* Supplied data:

-=-=-=-=-

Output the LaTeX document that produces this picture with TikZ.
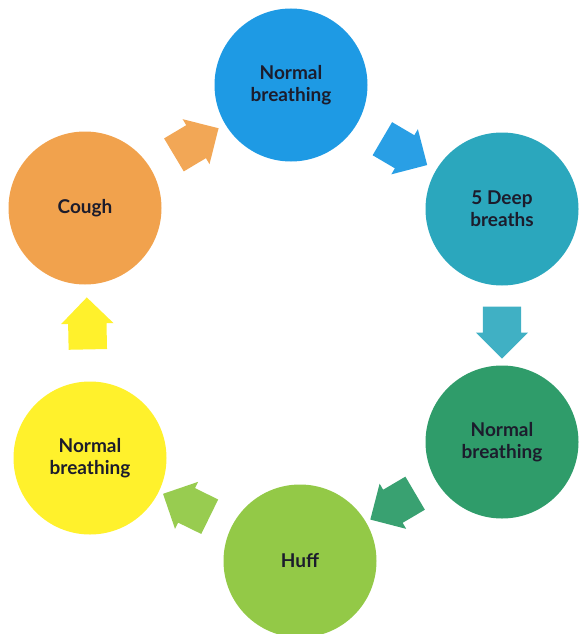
\documentclass[tikz,border=0pt]{standalone}
\usepackage{fontspec}
\setmainfont{Lato}
\usepackage{tikz}
\usetikzlibrary{shapes.arrows}
\definecolor{inkText}{HTML}{1C1C2C}
\definecolor{stepBlue}{HTML}{1E9AE4}
\definecolor{stepTeal}{HTML}{2BA7BD}
\definecolor{stepGreen}{HTML}{2F9C6A}
\definecolor{stepLime}{HTML}{93C947}
\definecolor{stepYellow}{HTML}{FFF12C}
\definecolor{stepOrange}{HTML}{F1A24D}

\begin{document}
\begin{tikzpicture}[
  x=1pt,y=-1pt,
  font=\fontsize{19}{22}\selectfont\bfseries,
  stage/.style={circle,minimum size=153pt,inner sep=0pt,
                align=center,text=inkText},
  flow/.style={single arrow,minimum width=46pt,minimum height=52pt,
               single arrow head extend=7pt,inner xsep=0pt,inner ysep=19pt,
               sloped,allow upside down},
]
  \useasboundingbox (0,0) rectangle (579,634);

  % breathing cycle
  \node[stage,fill=stepBlue]   (nb1)   at (291,85)  {Normal\\breathing};
  \node[stage,fill=stepTeal]   (deep)  at (502,209) {5 Deep\\breaths};
  \node[stage,fill=stepGreen]  (nb2)   at (502,442) {Normal\\breathing};
  \node[stage,fill=stepLime]   (huff)  at (300,561) {Huff};
  \node[stage,fill=stepYellow] (nb3)   at (90,458)  {Normal\\breathing};
  \node[stage,fill=stepOrange] (cough) at (85,208)  {Cough};

  % block arrows between stages
  \path (cough) -- node[flow,fill=stepOrange!95!white] (a1) {} (nb1);
  \path (nb1)   -- node[flow,fill=stepBlue!95!white]   (a2) {} (deep);
  \path (deep)  -- node[flow,fill=stepTeal!90!white,pos=0.47] (a3) {} (nb2);
  \path (nb2)   -- node[flow,fill=stepGreen!95!white]  (a4) {} (huff);
  \path (huff)  -- node[flow,fill=stepLime!95!white]   (a5) {} (nb3);
  \path (nb3)   -- node[flow,fill=stepYellow]          (a6) {} (cough);
\end{tikzpicture}
\end{document}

-=-=-=-=-

* Job: Give again exactly the lines running from the beginning of the material above through the line that contains "(0,0) rectangle (579,634);", and leave out every picture.

* Completed exercise:
Output the LaTeX document that produces this picture with TikZ.
\documentclass[tikz,border=0pt]{standalone}
\usepackage{fontspec}
\setmainfont{Lato}
\usepackage{tikz}
\usetikzlibrary{shapes.arrows}
\definecolor{inkText}{HTML}{1C1C2C}
\definecolor{stepBlue}{HTML}{1E9AE4}
\definecolor{stepTeal}{HTML}{2BA7BD}
\definecolor{stepGreen}{HTML}{2F9C6A}
\definecolor{stepLime}{HTML}{93C947}
\definecolor{stepYellow}{HTML}{FFF12C}
\definecolor{stepOrange}{HTML}{F1A24D}

\begin{document}
\begin{tikzpicture}[
  x=1pt,y=-1pt,
  font=\fontsize{19}{22}\selectfont\bfseries,
  stage/.style={circle,minimum size=153pt,inner sep=0pt,
                align=center,text=inkText},
  flow/.style={single arrow,minimum width=46pt,minimum height=52pt,
               single arrow head extend=7pt,inner xsep=0pt,inner ysep=19pt,
               sloped,allow upside down},
]
  \useasboundingbox (0,0) rectangle (579,634);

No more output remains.